Another option for the Court in financial remedy cases in the past was something called a ‘joint lives order’. These allowed for the income to be paid by one party until the death (or in some cases retirement) of the other.  Over recent years, there has been a noticeable move away from joint lives orders which can be lengthy and onerous. In recent years, the Court is certainly less willing to support this type of order than they were in the past and prefer to achieve a clean break for both parties as soon as possible. This involves both parties having to become financially independent and support themselves.

The case of Mills v Mills 2018 UKSC deals with cross-appeals by both parties regarding the variation of periodical payments, which had been ordered on a joint lives’ basis.   The parties had divorced after a marriage of 15 years and resolved the financial issues by way of a consent order, in which it was agreed that the husband would make periodical payments to the wife at an annual rate of £13,200 due to the wife’s lower earning capacity and ill-health.  The husband appealed this aspect of the order on both the amount that he was ordered to pay and the term over which he was to pay this. The husband requested that this was capped at 10 years.  The wife cross appealed that the amount should be increased, as she had incurred considerable debts since the divorce.  As the wife’s outgoings had increased due to choices she had made, the Judge declined to vary the order for periodical payments either upwards or downwards.  As no fixed period could be identified that would allow the wife to “adjust” without undue hardship to the termination of income, the Judge held that the original order should remain.  The payments were to continue at the same rate on an open-ended basis.

This was an approach that was adopted widely by the Family Court when dealing with cases involving a disparity between the parties’ income position and a justification as to why one party would not be able to enhance their income in the short term.

In a significant departure from the Mills V Mills – previously known as the case that offered a “meal ticket for life”, the husband in the recent case of Waggott v Waggott 2018 EWCA successfully argued that a joint lives’ maintenance order should be capped to a non-extendable period of 3 years.  Lord Justice Moylan held that the Judge in the first instance had failed to give proper consideration to the clean break principle and the wife would be able to adjust without undue hardship as she had substantial liquid capital of approximately £9.6 million to utilise as income.

Since the case of Waggott v Waggott, there has been a continued shift towards non-extendable terms for maintenance to encourage the receiving party to re-enter the workplace and become financially independent.

In April 2019, Lady Hale stated that she saw the goal of divorce settlements as being “to give each party an equal start on the road to independent living.”  Each case will turn on its own facts, however it seems likely that joint lives’ orders are soon to be a thing of the past.

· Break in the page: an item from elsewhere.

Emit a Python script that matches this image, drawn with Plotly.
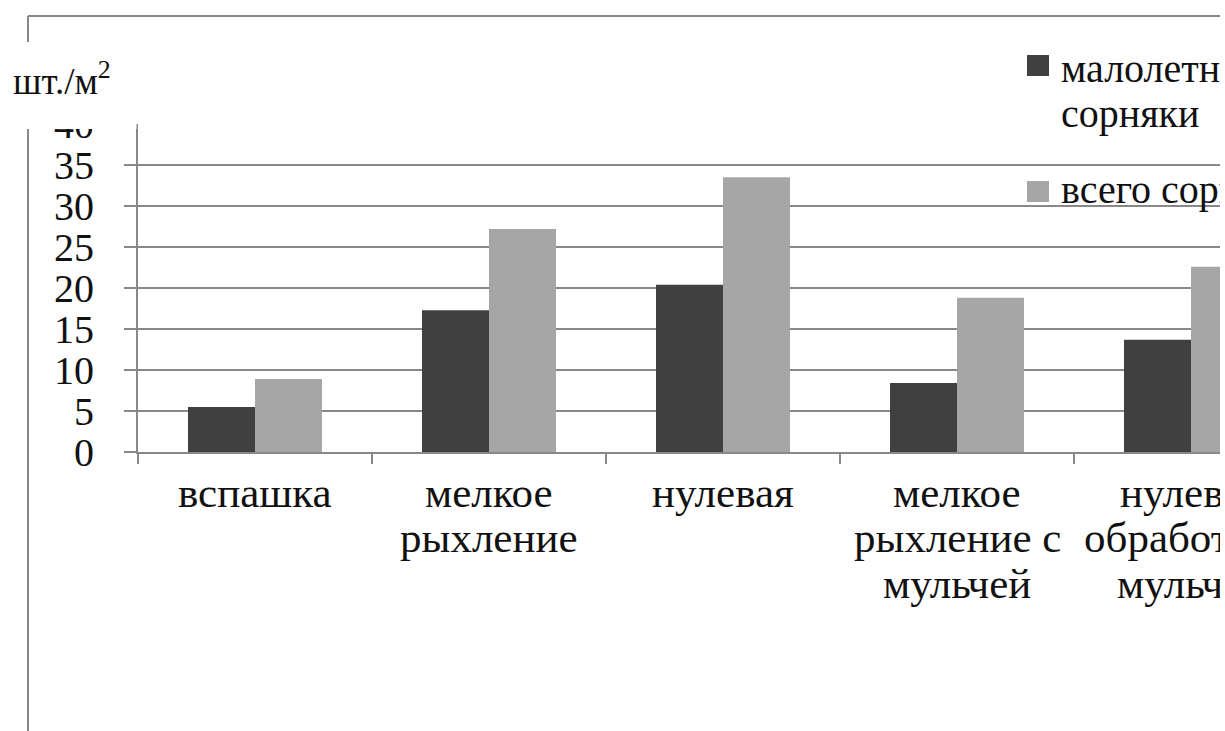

In summary, although there are often a range of issues in dealing with whether maintenance payments are justified and if so, the quantum and period over which the income is to be paid, one factor is at least clear.  The Court is far less likely to consider it attractive to have an ongoing financial relationship between the parties for any length of time, if at all. The emphasis is now on how best to achieve a clean break for both parties as soon as is practicable. This could require one party having to enhance their income and earning potential sooner rather than later.